Source code of charts:
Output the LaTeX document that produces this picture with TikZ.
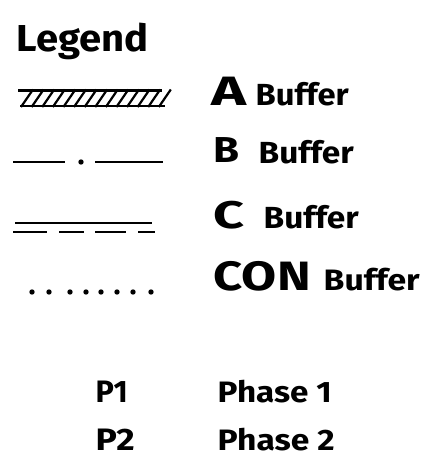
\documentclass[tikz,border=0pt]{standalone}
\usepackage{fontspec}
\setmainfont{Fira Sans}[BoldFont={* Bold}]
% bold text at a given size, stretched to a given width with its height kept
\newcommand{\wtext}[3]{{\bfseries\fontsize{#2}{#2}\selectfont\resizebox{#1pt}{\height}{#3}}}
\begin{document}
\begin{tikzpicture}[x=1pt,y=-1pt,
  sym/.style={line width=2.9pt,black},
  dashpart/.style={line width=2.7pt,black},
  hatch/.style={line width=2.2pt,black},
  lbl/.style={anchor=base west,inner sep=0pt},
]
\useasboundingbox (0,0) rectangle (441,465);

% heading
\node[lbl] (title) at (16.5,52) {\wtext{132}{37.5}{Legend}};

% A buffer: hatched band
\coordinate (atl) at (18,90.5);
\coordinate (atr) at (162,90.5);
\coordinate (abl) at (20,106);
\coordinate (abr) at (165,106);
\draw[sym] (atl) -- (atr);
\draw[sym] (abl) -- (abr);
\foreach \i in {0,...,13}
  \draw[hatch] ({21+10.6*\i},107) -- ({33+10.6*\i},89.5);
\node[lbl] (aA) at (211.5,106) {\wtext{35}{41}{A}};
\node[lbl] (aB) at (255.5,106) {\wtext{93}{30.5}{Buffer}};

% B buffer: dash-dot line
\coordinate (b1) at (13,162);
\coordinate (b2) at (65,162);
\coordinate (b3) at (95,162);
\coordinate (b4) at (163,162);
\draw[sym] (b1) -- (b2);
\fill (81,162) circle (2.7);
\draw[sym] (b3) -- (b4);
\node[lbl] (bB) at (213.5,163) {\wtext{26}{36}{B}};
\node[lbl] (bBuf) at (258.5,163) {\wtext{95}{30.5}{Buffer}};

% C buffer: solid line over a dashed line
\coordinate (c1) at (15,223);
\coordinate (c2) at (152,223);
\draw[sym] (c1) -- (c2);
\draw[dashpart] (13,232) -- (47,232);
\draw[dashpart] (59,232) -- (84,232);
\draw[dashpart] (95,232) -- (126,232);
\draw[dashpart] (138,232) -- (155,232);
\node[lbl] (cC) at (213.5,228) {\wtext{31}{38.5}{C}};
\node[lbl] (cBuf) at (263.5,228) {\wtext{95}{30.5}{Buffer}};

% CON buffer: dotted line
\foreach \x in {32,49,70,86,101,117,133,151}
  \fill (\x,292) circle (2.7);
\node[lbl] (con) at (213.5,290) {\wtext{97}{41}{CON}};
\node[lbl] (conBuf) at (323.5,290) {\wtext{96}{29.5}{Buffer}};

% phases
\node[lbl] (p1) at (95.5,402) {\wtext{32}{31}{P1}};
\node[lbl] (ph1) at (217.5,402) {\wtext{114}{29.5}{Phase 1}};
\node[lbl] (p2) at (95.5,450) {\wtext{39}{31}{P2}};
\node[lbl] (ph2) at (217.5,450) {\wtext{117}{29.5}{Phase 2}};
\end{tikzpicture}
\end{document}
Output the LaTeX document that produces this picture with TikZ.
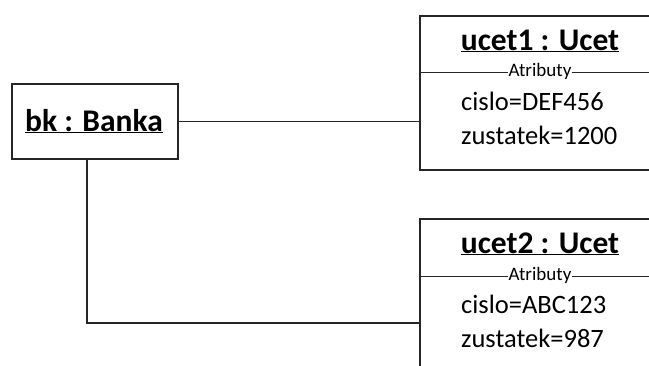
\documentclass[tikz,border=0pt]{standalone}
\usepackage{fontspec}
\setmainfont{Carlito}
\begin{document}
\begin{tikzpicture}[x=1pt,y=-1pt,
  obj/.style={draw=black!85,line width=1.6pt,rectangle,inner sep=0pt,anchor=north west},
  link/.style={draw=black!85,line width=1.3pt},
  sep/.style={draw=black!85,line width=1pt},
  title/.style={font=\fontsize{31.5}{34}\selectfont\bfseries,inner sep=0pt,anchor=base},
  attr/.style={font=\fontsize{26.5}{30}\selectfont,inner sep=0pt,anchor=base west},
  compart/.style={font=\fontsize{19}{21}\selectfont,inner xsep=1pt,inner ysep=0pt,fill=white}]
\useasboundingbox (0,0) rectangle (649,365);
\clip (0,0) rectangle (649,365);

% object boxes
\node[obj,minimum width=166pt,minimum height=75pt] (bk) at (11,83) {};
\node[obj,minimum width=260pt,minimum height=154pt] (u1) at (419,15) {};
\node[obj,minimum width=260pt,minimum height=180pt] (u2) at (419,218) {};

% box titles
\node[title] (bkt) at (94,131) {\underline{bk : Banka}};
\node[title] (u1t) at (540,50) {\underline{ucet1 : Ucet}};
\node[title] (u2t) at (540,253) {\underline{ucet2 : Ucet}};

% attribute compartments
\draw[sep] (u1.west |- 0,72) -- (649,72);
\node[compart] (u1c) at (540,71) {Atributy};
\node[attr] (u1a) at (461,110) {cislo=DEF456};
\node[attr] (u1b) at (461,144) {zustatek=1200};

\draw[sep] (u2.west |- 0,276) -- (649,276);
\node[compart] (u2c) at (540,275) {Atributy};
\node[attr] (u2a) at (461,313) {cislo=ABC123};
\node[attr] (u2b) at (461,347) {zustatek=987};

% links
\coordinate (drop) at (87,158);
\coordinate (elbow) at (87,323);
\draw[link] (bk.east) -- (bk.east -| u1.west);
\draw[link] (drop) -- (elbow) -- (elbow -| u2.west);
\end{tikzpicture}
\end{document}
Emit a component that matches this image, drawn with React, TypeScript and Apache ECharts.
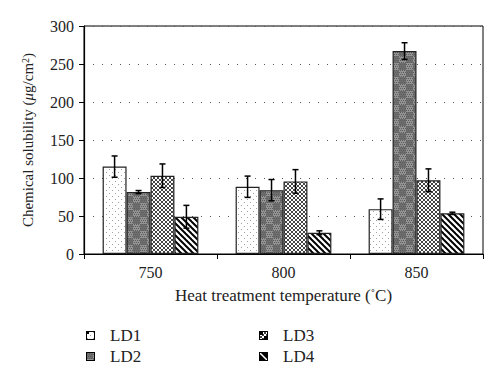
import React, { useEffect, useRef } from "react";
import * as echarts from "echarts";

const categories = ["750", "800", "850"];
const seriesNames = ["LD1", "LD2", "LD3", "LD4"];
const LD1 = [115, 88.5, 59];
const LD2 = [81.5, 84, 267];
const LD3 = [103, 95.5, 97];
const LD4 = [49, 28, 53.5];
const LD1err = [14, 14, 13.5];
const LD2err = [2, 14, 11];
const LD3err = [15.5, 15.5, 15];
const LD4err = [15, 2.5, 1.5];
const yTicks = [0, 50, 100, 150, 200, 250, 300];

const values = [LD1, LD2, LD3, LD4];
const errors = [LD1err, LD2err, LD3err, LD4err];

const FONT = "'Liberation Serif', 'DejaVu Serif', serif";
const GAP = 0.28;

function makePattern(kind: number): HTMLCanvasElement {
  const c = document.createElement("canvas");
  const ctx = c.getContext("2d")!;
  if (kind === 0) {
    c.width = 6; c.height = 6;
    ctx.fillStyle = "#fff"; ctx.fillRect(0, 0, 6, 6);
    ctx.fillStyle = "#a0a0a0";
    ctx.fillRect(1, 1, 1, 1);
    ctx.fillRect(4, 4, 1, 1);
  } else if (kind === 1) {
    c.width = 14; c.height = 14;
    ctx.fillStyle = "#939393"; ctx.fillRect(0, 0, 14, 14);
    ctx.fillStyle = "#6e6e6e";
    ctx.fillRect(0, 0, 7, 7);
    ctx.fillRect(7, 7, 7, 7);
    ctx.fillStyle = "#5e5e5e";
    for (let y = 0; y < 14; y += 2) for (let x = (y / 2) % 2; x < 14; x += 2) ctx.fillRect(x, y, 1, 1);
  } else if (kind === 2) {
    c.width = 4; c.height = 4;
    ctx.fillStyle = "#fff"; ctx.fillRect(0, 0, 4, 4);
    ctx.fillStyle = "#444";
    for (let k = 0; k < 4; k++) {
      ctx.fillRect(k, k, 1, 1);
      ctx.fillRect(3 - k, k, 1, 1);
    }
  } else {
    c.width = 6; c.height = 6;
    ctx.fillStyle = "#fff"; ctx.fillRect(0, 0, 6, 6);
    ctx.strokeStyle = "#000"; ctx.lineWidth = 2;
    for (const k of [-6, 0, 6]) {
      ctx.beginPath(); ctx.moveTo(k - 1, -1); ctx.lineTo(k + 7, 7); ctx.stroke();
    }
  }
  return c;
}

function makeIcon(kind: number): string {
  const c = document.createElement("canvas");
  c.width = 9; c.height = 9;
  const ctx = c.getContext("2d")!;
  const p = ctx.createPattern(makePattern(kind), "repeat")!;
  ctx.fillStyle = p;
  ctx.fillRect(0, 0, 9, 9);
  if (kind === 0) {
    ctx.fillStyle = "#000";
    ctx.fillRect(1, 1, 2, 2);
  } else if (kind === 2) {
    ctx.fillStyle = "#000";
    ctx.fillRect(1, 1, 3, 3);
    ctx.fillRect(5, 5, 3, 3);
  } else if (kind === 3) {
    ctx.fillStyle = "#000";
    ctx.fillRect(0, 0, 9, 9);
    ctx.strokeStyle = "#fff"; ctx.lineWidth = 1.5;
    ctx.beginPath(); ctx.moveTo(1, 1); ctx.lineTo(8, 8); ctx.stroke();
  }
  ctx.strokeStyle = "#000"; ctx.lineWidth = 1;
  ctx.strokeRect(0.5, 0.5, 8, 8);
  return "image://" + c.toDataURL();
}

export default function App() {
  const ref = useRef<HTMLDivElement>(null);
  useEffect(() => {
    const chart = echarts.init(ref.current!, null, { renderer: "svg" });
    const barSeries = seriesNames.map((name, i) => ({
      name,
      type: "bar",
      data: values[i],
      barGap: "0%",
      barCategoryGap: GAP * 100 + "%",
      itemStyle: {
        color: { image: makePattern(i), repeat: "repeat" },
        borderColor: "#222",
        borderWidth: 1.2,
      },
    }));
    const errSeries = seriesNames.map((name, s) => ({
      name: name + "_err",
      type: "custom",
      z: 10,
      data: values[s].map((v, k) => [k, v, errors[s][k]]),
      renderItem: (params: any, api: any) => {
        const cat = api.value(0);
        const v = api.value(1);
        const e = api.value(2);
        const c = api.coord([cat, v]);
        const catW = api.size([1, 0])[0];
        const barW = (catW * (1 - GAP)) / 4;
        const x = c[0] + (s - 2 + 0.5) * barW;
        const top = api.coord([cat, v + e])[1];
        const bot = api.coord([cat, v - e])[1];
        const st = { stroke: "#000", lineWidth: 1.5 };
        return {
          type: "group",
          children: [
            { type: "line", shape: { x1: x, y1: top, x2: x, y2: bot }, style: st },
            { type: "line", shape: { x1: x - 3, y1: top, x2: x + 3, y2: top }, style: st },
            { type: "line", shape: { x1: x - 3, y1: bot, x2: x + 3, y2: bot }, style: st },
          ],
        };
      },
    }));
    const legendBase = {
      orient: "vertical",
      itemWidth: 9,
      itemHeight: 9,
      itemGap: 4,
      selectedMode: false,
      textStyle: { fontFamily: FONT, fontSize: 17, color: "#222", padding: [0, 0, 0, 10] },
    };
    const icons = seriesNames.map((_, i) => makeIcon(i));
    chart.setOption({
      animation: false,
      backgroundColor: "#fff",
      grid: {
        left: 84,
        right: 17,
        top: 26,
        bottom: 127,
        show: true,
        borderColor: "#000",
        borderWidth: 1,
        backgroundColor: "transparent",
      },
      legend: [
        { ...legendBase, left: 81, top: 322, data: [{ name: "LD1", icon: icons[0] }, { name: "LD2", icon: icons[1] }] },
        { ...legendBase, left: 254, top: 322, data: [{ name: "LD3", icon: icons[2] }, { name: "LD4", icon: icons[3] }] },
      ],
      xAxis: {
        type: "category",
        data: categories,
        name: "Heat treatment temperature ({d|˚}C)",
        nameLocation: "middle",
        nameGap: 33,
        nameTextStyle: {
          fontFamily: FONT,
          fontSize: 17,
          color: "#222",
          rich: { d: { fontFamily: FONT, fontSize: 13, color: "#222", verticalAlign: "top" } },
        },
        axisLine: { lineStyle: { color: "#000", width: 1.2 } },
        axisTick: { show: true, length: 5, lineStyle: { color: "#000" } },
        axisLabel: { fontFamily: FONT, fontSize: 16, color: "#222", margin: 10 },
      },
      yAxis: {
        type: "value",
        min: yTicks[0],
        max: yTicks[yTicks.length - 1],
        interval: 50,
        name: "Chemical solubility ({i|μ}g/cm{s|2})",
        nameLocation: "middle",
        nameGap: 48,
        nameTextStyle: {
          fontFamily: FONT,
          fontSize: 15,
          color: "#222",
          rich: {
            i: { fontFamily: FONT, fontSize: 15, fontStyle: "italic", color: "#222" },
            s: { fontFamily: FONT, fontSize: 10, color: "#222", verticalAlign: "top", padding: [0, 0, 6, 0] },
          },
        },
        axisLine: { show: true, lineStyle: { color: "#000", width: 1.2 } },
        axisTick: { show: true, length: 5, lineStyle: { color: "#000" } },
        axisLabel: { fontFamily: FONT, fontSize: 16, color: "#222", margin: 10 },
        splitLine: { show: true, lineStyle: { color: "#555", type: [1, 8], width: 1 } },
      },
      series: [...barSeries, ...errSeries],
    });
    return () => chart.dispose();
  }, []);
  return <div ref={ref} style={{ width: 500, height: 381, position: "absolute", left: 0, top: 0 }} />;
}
--
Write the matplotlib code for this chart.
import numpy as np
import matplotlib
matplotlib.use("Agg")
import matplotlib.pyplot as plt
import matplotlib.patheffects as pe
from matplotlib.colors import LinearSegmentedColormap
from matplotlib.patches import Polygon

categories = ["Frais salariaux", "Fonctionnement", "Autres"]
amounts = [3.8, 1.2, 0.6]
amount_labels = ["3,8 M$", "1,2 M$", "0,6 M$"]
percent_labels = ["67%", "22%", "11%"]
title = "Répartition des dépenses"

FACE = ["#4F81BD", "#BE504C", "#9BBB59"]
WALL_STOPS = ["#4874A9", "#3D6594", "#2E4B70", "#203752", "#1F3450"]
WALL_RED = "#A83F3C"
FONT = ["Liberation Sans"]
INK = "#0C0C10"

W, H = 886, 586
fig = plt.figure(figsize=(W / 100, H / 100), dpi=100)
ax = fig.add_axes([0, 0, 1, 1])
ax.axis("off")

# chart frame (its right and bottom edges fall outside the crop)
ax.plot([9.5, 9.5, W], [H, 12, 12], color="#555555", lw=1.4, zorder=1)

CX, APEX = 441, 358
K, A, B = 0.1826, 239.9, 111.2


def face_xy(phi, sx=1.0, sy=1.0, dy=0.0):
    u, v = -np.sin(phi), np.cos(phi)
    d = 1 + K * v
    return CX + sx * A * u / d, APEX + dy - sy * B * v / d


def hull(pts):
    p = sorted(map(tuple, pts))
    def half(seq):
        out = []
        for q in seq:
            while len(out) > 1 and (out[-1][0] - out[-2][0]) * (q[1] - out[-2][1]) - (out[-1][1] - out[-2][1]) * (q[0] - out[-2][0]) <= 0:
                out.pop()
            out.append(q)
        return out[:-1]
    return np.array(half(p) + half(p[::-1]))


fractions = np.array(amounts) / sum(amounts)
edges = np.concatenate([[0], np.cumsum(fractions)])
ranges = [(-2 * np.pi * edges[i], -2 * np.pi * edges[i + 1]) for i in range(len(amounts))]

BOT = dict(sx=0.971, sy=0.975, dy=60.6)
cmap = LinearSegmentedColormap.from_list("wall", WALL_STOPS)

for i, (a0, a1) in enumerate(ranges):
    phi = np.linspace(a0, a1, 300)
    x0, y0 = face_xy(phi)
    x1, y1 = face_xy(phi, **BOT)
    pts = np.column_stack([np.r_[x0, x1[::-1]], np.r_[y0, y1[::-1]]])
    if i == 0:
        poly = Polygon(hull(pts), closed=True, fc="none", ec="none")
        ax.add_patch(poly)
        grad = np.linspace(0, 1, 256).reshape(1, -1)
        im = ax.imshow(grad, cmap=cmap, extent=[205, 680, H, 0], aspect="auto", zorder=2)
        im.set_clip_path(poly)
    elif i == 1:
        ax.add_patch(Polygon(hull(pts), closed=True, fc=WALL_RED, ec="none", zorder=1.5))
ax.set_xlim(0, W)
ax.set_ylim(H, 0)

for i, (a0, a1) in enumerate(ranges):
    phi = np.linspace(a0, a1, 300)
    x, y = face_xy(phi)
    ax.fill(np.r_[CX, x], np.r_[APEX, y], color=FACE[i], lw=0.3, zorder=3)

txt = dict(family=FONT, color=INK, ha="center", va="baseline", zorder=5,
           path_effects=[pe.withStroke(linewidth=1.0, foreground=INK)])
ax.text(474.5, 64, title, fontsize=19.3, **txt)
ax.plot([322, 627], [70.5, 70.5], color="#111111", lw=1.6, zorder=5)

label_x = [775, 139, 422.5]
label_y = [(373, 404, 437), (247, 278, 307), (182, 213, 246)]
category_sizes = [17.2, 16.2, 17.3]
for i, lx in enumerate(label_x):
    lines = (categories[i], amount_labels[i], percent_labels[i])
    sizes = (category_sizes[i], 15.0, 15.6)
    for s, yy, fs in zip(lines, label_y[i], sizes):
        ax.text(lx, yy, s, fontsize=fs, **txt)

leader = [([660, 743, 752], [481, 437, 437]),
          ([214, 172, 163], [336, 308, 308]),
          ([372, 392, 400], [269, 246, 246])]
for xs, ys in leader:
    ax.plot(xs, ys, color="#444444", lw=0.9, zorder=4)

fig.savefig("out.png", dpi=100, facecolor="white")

* [WHAT THIS TASK INVOLVES]: Scan the material above. Extract every line in which the word "matplotlib" occurs.

* [EXERCISE OUTPUT]:
Write the matplotlib code for this chart.
import matplotlib
matplotlib.use("Agg")
import matplotlib.pyplot as plt
import matplotlib.patheffects as pe
from matplotlib.colors import LinearSegmentedColormap
from matplotlib.patches import Polygon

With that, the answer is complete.